I blasted through this show. It's twice as good as everything else I'm watching right now. It's a shame it's only twelve episodes long. (Mind you, there are reviewers out there who could hardly watch the show's more depressing material, or alternatively thought its comedy was half-baked.)
Oddly, almost everyone in her life has a name that starts with "M". (Grandad's the only exception.) These are:
MANABE = horny idiot schoolboy. He's pretty stupid and he can't stop having sleazy fantasies about girls (especially Kotoura). This isn't good when the main object of your fantasies is a telepath and you're standing right next to her. (Unusually, this makes Manabe one of a tiny number of horndog cretins in anime who are actually funny.) Everyone's fifteen, by the way, so none of Manabe's fantasies will be happening any time soon and even he will become a gentleman when circumstances call his bluff. However his shallowness is also what makes him great, because he likes Kotoura immediately and doesn't care about the complicated stuff. He's the first friend she's ever had who didn't run away. On the contrary, he promises never to leave her and will defend her from anyone who behaves more as she expects.

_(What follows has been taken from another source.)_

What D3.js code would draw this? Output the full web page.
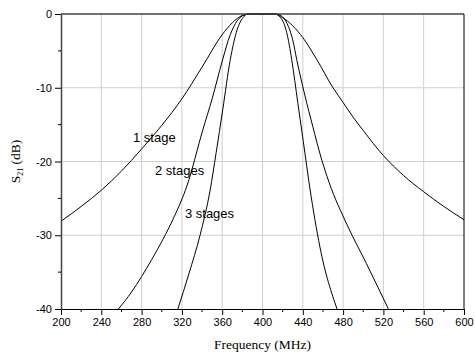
<!DOCTYPE html>
<meta charset="utf-8">
<script src="https://d3js.org/d3.v7.min.js"></script>
<style>
  body { margin: 0; background: #fff; }
</style>
<div id="chart"></div>
<script>

// data (frequency in MHz, S21 in dB)
var stage1Freq = [200, 220, 240, 260, 280, 300, 320, 340, 360, 370, 380, 388, 400, 412, 420, 430, 440, 454, 470, 480, 490, 500, 520, 540, 560, 580, 600];
var stage1Db   = [-28.1, -26.1, -23.9, -21.3, -18.3, -15.1, -11.5, -7.2, -2.8, -1.2, -0.2, 0, 0, 0, -0.5, -1.6, -3.2, -6.2, -10, -12, -14, -15.8, -19.2, -21.9, -24.1, -26.1, -27.9];

var stage2Freq = [257, 270, 280, 290, 301, 312, 325, 341, 350, 360, 368, 375, 382, 386, 400, 414, 420, 426, 430, 434, 442, 450, 458, 466, 484, 503, 525];
var stage2Db   = [-40, -37.7, -35.6, -33.3, -30.6, -27.6, -23.3, -15.6, -11.5, -6.4, -2.8, -0.9, -0.1, 0, 0, 0, -0.4, -1.8, -3.5, -6.2, -11, -15.3, -19.4, -22.8, -28.6, -33.8, -40];

var stage3Freq = [316, 327, 338, 348, 354, 360.5, 368, 374, 380, 386, 400, 412, 418, 424, 429, 435, 440.5, 447, 457, 474];
var stage3Db   = [-40, -35.2, -30, -23.9, -18.8, -13, -6.2, -2.5, -0.6, 0, 0, 0, -0.5, -2.5, -6.2, -12, -17.3, -23.6, -31.6, -40];

var labelText = ["1 stage", "2 stages", "3 stages"];
var labelFreq = [271.5, 293.3, 323];
var labelDb   = [-17.4, -21.8, -27.7];

var xTicks = [200, 240, 280, 320, 360, 400, 440, 480, 520, 560, 600];
var xMinor = d3.range(220, 600, 40);
var yTicks = [0, -10, -20, -30, -40];
var yMinor = [-5, -15, -25, -35];

var width = 475, height = 360;
var svg = d3.select("#chart").append("svg")
  .attr("width", width)
  .attr("height", height);

var x = d3.scaleLinear().domain([200, 600]).range([61, 464]);
var y = d3.scaleLinear().domain([-40, 0]).range([309, 14]);

// grid
svg.append("g").selectAll("line").data(xTicks.slice(1, -1)).enter().append("line")
  .attr("x1", d => x(d)).attr("x2", d => x(d))
  .attr("y1", y(0)).attr("y2", y(-40))
  .attr("stroke", "#cfcfcf").attr("stroke-width", 1);
svg.append("g").selectAll("line").data(yTicks.slice(1, -1)).enter().append("line")
  .attr("x1", x(200)).attr("x2", x(600))
  .attr("y1", d => y(d)).attr("y2", d => y(d))
  .attr("stroke", "#cfcfcf").attr("stroke-width", 1);

// curves
var line = d3.line()
  .x(d => x(d[0]))
  .y(d => y(d[1]))
  .curve(d3.curveMonotoneX);

var series = [
  d3.zip(stage1Freq, stage1Db),
  d3.zip(stage2Freq, stage2Db),
  d3.zip(stage3Freq, stage3Db)
];
svg.append("g").selectAll("path").data(series).enter().append("path")
  .attr("d", line)
  .attr("fill", "none")
  .attr("stroke", "#000")
  .attr("stroke-width", 1);

// frame: top and right
svg.append("line")
  .attr("x1", x(200)).attr("x2", x(600)).attr("y1", y(0)).attr("y2", y(0))
  .attr("stroke", "#444").attr("stroke-width", 1.5);
svg.append("line")
  .attr("x1", x(600)).attr("x2", x(600)).attr("y1", y(0)).attr("y2", y(-40))
  .attr("stroke", "#000").attr("stroke-width", 1);

// x axis
var xAxis = svg.append("g")
  .attr("transform", "translate(0," + y(-40) + ")")
  .call(d3.axisBottom(x).tickValues(xTicks).tickSize(6).tickSizeOuter(0).tickPadding(3));
xAxis.append("g").selectAll("line").data(xMinor).enter().append("line")
  .attr("x1", d => x(d)).attr("x2", d => x(d))
  .attr("y1", 0).attr("y2", 3)
  .attr("stroke", "#000");

// y axis (plain hyphen for the minus sign, like the original)
var yAxis = svg.append("g")
  .attr("transform", "translate(" + x(200) + ",0)")
  .call(d3.axisLeft(y).tickValues(yTicks).tickFormat(d => String(d)).tickSize(6).tickSizeOuter(0).tickPadding(3));
yAxis.append("g").selectAll("line").data(yMinor).enter().append("line")
  .attr("x1", 0).attr("x2", -3)
  .attr("y1", d => y(d)).attr("y2", d => y(d))
  .attr("stroke", "#000");
yAxis.select(".domain").attr("stroke", "#444").attr("stroke-width", 1.5);

svg.selectAll(".tick text")
  .attr("font-family", "Liberation Sans, Arial, sans-serif")
  .attr("font-size", 11)
  .attr("fill", "#000");

// curve labels
svg.append("g").selectAll("text").data(labelText).enter().append("text")
  .attr("x", (d, i) => x(labelFreq[i]))
  .attr("y", (d, i) => y(labelDb[i]))
  .attr("font-family", "Liberation Sans, Arial, sans-serif")
  .attr("font-size", 13)
  .text(d => d);

// axis titles
svg.append("text")
  .attr("x", (x(200) + x(600)) / 2)
  .attr("y", 349)
  .attr("text-anchor", "middle")
  .attr("font-family", "Liberation Serif, Times New Roman, serif")
  .attr("font-size", 13.5)
  .text("Frequency (MHz)");

var yTitle = svg.append("text")
  .attr("transform", "translate(20," + (y(0) + y(-40)) / 2 + ") rotate(-90)")
  .attr("text-anchor", "middle")
  .attr("font-family", "Liberation Serif, Times New Roman, serif")
  .attr("font-size", 13.5);
yTitle.append("tspan").text("S");
yTitle.append("tspan").attr("font-size", 8).attr("dy", 3).text("21");
yTitle.append("tspan").attr("dy", -3).text(" (dB)");

</script>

MIFUNE = president and founder of the school's ESP Research Club. Cartoonish ham and over-energetic buxom loudmouth. Her mother committed suicide.
MUROTO = cleverest student in their high school year, but looks as if he's still in primary school. Mifune's been in love with him for years.
MORITANI = spoilers.
KOTOURA'S MOTHER = ...bloody hell.
Is there anything I don't like here? Well, the attacker arc (eps.9-11) does some things I hadn't expected, some of which are disconcerting. Genre convention means you know where the storyline's going, at least in broad strokes, so the heavy stress on leaving everything to the police feels odd and Manabe's excessive protectiveness in ep.10 just makes him wrong. Basically, though, this show is special. What it does with pacing and tone is extraordinary. Mostly it's a goofy anime comedy, though, and based on a four-panel web manga. It starts dark, then gets ever lighter as the series goes on. (We never return to the darkness of ep.1.)
For me, the quintessence of anime is telling stories you won't find anywhere else. This is one of those.